Fiscal year 2023 financial highlights
- Delivery of 852 vehicles, an increase of 333 vehicles, as compared to the 519 delivered in fiscal 2022;
- Revenue of $253.5 million, up $113.6 million, as compared to $139.9 million in fiscal 2022;
- Gross loss of $5.5 million, as compared to gross loss of $12.9 million in fiscal 2022;
- Adjusted gross profit of $4.3 million as compared to adjusted gross loss of $12.9 million in fiscal 2022;
- Net loss of $103.8 million, as compared to net earnings of $17.8 million in fiscal 2022;
- Adjusted EBITDA of negative $34.3 million, as compared to negative $54.8 million in fiscal 2022;
- Additions to property, plant and equipment related to the Joliet Facility and the Lion Campus, amounted to $72.2 million, down $75.8 million, as compared to $148.0 million in fiscal 2022.

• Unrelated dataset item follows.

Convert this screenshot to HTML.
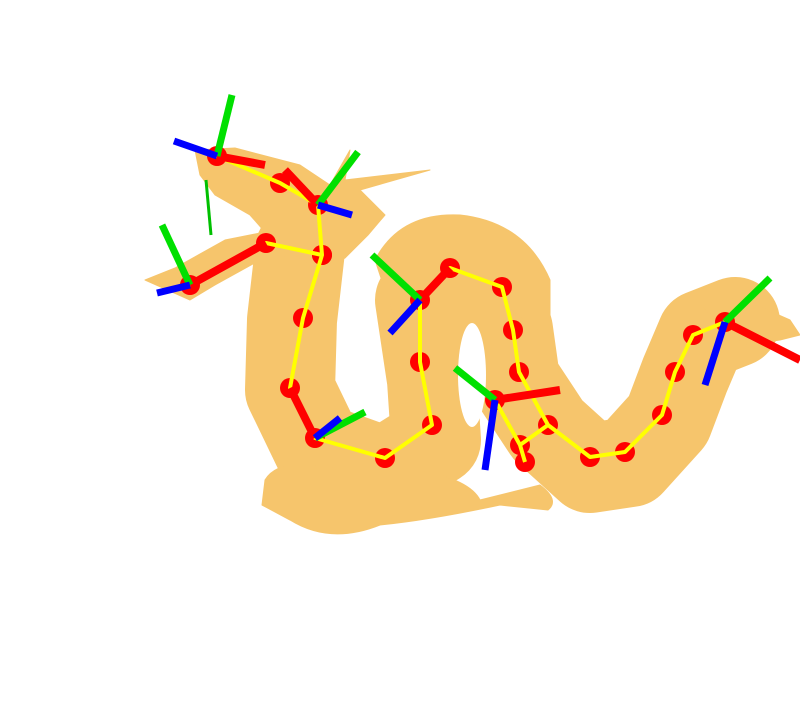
<!DOCTYPE html>
<html><head><meta charset="utf-8"><style>
html,body{margin:0;padding:0;background:#fff;width:800px;height:701px;overflow:hidden}
svg{display:block}
</style></head><body>
<svg id="chart" width="800" height="701" viewBox="0 0 800 701" xmlns="http://www.w3.org/2000/svg">
<g id="body" fill="#F6C56C" stroke="#F6C56C" stroke-linejoin="round" stroke-linecap="round">
  <path fill="none" stroke-width="90" d="M300 250 L292 320 L290 390 L318 448 L385 472 L436 440 L432 380 L420 300 L450 262 L495 285 L508 330 L515 380 L548 430 L590 468 L630 462 L668 420 L685 375 L702 335 L735 322"/>
  <path stroke-width="1" d="M700 305 L740 298 L790 320 L800 335 L780 340 L745 345 Z"/>
  <path stroke-width="1" d="M265 480 Q280 455 340 470 L420 470 Q470 480 480 500 L540 485 Q560 500 548 510 L500 505 Q430 520 380 525 Q330 545 290 520 L262 505 Z"/>
  <path stroke-width="1" d="M195 150 L235 148 L300 165 L330 185 L350 150 L345 180 L430 170 L360 190 L385 215 L368 235 L345 258 L320 270 L295 255 L260 260 L215 285 L190 300 L145 280 L175 268 L225 240 L265 232 L250 215 L215 195 L200 175 Z"/>
  <path stroke-width="1" d="M375 260 Q400 212 460 215 Q525 222 550 280 L550 340 L500 300 L440 290 L395 320 Z"/>
  <ellipse cx="472" cy="375" rx="14" ry="52" fill="#fff" stroke="none"/>
</g>
<g id="skel"></g>
</svg>
<script>
const spineX=[217,280,318,322,303,290,315,385,432,420,420,450,502,513,519,548,590,625,662,675,693,725];
const spineY=[156,183,205,255,318,388,438,458,425,362,300,268,287,330,372,425,457,452,415,372,335,322];
const jawX=[190,266,322];
const jawY=[285,243,255];
const branchX=[495,520,525];
const branchY=[400,445,462];
const jointX=[217,318,190,315,420,495,725];
const jointY=[156,205,285,438,300,400,322];
const redDX=[48,-33,76,-25,30,65,75];
const redDY=[9,-35,-42,-50,-32,-10,38];
const greenDX=[15,40,-28,50,-48,-40,45];
const greenDY=[-61,-53,-60,-26,-45,-32,-44];
const blueDX=[-43,34,-33,25,-30,-10,-20];
const blueDY=[-15,10,8,-20,33,70,63];
const NS='http://www.w3.org/2000/svg';
const g=document.getElementById('skel');
function mk(t,a){const e=document.createElementNS(NS,t);for(const k in a)e.setAttribute(k,a[k]);g.appendChild(e);return e;}
function poly(xs,ys,name){
  const e=mk('polyline',{points:xs.map((x,i)=>x+','+ys[i]).join(' '),fill:'none',stroke:'#FFFF00','stroke-width':4,'stroke-linejoin':'round'});
  
  
}
function dots(xs,ys,name){xs.forEach((x,i)=>{
  const c=mk('circle',{cx:x,cy:ys[i],r:10,fill:'#FF0000'});
  
  
});}
dots(spineX,spineY,'spine-joint');dots(jawX,jawY,'jaw-joint');dots(branchX,branchY,'leg-joint');
poly(spineX,spineY,'spine-bone');poly(jawX,jawY,'jaw-bone');poly(branchX,branchY,'leg-bone');
const lb=mk('line',{x1:520,y1:445,x2:548,y2:425,stroke:'#FFFF00','stroke-width':4});


for(let i=0;i<jointX.length;i++){
  const r=mk('line',{x1:jointX[i],y1:jointY[i],x2:jointX[i]+redDX[i],y2:jointY[i]+redDY[i],stroke:'#FF0000','stroke-width':8});
  
  
}
for(let i=0;i<jointX.length;i++){
  const gr=mk('line',{x1:jointX[i],y1:jointY[i],x2:jointX[i]+greenDX[i],y2:jointY[i]+greenDY[i],stroke:'#00E000','stroke-width':7});
  
  
  const b=mk('line',{x1:jointX[i],y1:jointY[i],x2:jointX[i]+blueDX[i],y2:jointY[i]+blueDY[i],stroke:'#0000FF','stroke-width':7});
  
  
}
const tg=mk('line',{x1:206,y1:180,x2:211,y2:235,stroke:'#00C000','stroke-width':3});


</script>
</body></html>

- Additions to intangible assets, which mainly consist of vehicle and battery development activities, amounted to $67.2 million, down $11.9 million, as compared to $79.1 million in fiscal 2022; and
- Impairment of intangible assets and property, plant and equipment of $36.0 million and write-down of inventory of $9.8 million related to the LionA and LionM minibuses for which the company made the decision to indefinitely delay of the start of commercial production, as announced on Nov. 7, 2023.
Business updates
- More than 1,850 vehicles on the road, with more than 22 million miles driven;
- Vehicle order book of 2,076 all-electric medium- and heavy-duty urban vehicles as of Feb. 28; consisting of 285 trucks and 1,791 buses, representing a combined total order value of approximately $500 million based on management’s estimates;
- LionEnergy order book of 132 charging stations and related services as of Feb. 28, representing a combined total order value of approximately $4 million;
- 12 experience centers in operation in the United States and Canada;
- Initiated commercial production of LionD units which led to the completion of first deliveries to customers in January 2024; and
- Successfully completed the final certification for medium duty Lion battery packs, paving the way for initial deliveries of Lion5 trucks.
“2023 has been a year of significant progress, marked by record vehicle deliveries and revenue, which translated into positive adjusted gross margins, and also by several achievements, including the construction and operation of our two new factories and the start of commercial production of our Lion5 electric truck and our LionD electric school bus,” said Marc Bedard, chief executive officer and founder of Lion. “However, this past year has not been without its challenges, particularly as it relates to a volatile incentive environment that slowed down the pace of orders and deliveries.”
“In 2024, with the growth capex investments now behind us, we will focus on driving growth in orders and deliveries, while diligently controlling costs and keeping a tight control of our liquidity, as we expect the volatile environment to persist for at least the next few months,” Bedard continued. “Despite facing such uncertain environment, we remain committed to leveraging all investments made over the last 15 years, with the ultimate objective to reach profitability.” concluded Marc Bedard.